Le président-directeur général d’Algoma Steel, Michael Garcia, rappelle que l’aciérie n’a pas changé sa façon de fonctionner, et qu’elle respectait les normes jusqu’à ce que l’Ontario les mette à jour en 2021.

On continue d’investir énormément pour entretenir notre infrastructure et de former notre personnel pour réduire les émissions au minimum, indique-t-il.

Portrait de Michael Garcia à son bureau.

Avant d'être recruté pour diriger Algoma Steel, Michael Garcia était à la tête du groupe Domtar.

Photo : Radio-Canada / AYA DUFOUR

M. Garcia soutient que l’entreprise travaille étroitement avec le MENP pour élaborer de nouvelles normes environnementales spécifiques à ses installations.

Il rappelle qu’Algoma Steel a investi 700 millions de dollars pour acquérir de l’équipement moderne qui permettra de réduire les émissions.

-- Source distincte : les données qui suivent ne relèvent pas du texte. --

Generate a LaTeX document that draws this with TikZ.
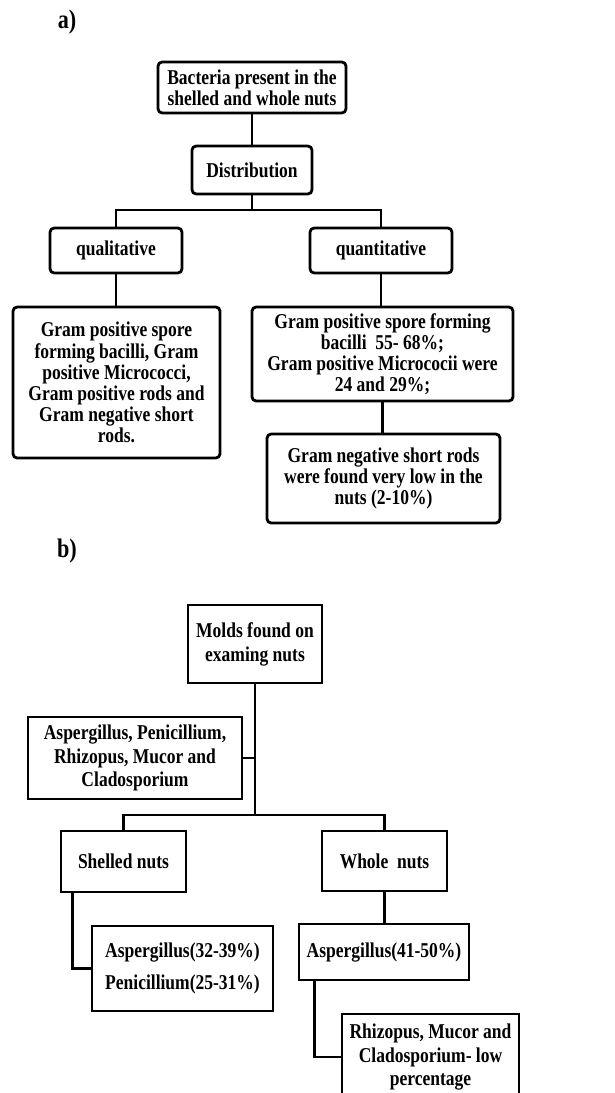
\documentclass[tikz,border=0pt]{standalone}
\usepackage{fontspec}
\setmainfont{Liberation Serif}[FakeStretch=0.83]
\usetikzlibrary{calc}

\begin{document}
\begin{tikzpicture}[x=0.025cm,y=-0.025cm,
    every node/.style={font=\bfseries\fontsize{15}{15}\selectfont,align=center,inner sep=2pt},
    rbox/.style={draw,black,line width=2pt,rounded corners=3pt},
    sbox/.style={draw,black,line width=2pt,font=\bfseries\fontsize{15}{17}\selectfont},
    link/.style={black,line width=2pt},
    panel/.style={font=\bfseries\fontsize{19}{20}\selectfont}]

\path[use as bounding box,clip] (0,0) rectangle (614,1093);

% a)
\node[panel] (pa) at (67,22) {a)};

\node[rbox,minimum width=4.7cm,minimum height=1.275cm] (bact) at (252,87.5) {Bacteria present in the\\shelled and whole nuts};
\node[rbox,minimum width=3cm,minimum height=1.2cm] (dist) at (252,170) {Distribution};
\node[rbox,minimum width=3.3cm,minimum height=1.125cm] (qual) at (116,250.5) {qualitative};
\node[rbox,minimum width=3.55cm,minimum height=1.125cm] (quant) at (381,250.5) {quantitative};
\node[rbox,minimum width=5.175cm,minimum height=3.775cm] (gpos) at (116.5,382.5) {Gram positive spore\\forming bacilli, Gram\\positive Micrococci,\\Gram positive rods and\\Gram negative short\\rods.};
\node[rbox,minimum width=6.525cm,minimum height=2.35cm] (spore) at (382.5,354) {Gram positive spore forming\\bacilli\ \ 55- 68\%;\\Gram positive Micrococii were\\24 and 29\%;};
\node[rbox,minimum width=5.825cm,minimum height=2.225cm] (gneg) at (383.5,478.5) {Gram negative short rods\\were found very low in the\\nuts (2-10\%)};

\coordinate (dj) at (252,210);

\draw[link] (bact)--(dist);
\draw[link] (dist)--(dj);
\draw[link] (qual.north) |- (dj) -| (quant.north);
\draw[link] (qual.south)--(qual.south |- gpos.north);
\draw[link] (quant.south)--(quant.south |- spore.north);
\draw[link] (spore.south)--(spore.south |- gneg.north);

% b)
\node[panel] (pb) at (67,551) {b)};

\node[sbox,minimum width=3.35cm,minimum height=1.95cm] (molds) at (255,644) {Molds found on\\examing nuts};
\node[sbox,minimum width=5.35cm,minimum height=2.05cm] (genera) at (135,758) {Aspergillus, Penicillium,\\Rhizopus, Mucor and\\Cladosporium};
\node[sbox,minimum width=3.125cm,minimum height=1.525cm] (shelled) at (123.5,861.5) {Shelled nuts};
\node[sbox,minimum width=3.125cm,minimum height=1.5cm] (whole) at (384.5,861) {Whole\ \ nuts};
\node[sbox,minimum width=4.525cm,minimum height=2.125cm,align=left] (asp1) at (182.5,968.5) {Aspergillus(32-39\%)\\[6pt]Penicillium(25-31\%)};
\node[sbox,minimum width=4.25cm,minimum height=1.4cm] (asp2) at (384,952) {Aspergillus(41-50\%)};
\node[sbox,minimum width=4.425cm,minimum height=2.15cm] (rhiz) at (430.5,1057) {Rhizopus, Mucor and\\Cladosporium- low\\percentage};

\coordinate (mj) at (255,815);

\draw[link] (molds.south)--(mj);
\draw[link] (genera.east)--(molds.south |- genera.east);
\draw[link] (shelled.north) |- (mj) -| (whole.north);
\draw[link] ([xshift=0.325cm]shelled.south west) |- (asp1.west);
\draw[link] (whole.south)--(whole.south |- asp2.north);
\draw[link] ([xshift=0.425cm]asp2.south west) |- (rhiz.west);

\end{tikzpicture}
\end{document}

« Il n’existe pas de technologie qui nous permettrait de réduire nos émissions à court terme, autre que celle que l’on va introduire dans les sept prochaines années. »

— Une citation de  Michael Garcia, président-directeur général d’Algoma Steel

Si nous apprenons qu’il existe une façon de réduire les émissions, ou s’il y a des investissements additionnels qu’on pourrait faire, on le ferait, assure-t-il.

Selon lui, réduire les activités de production en attendant de faire la transition vers le fourneau électrique n’est pas une option. Nous avons besoin de revenus pour financer l’adoption de cette nouvelle technologie.

Algoma Steel existe depuis plus de cent ans et est, dans certaines familles, un employeur depuis quatre générations.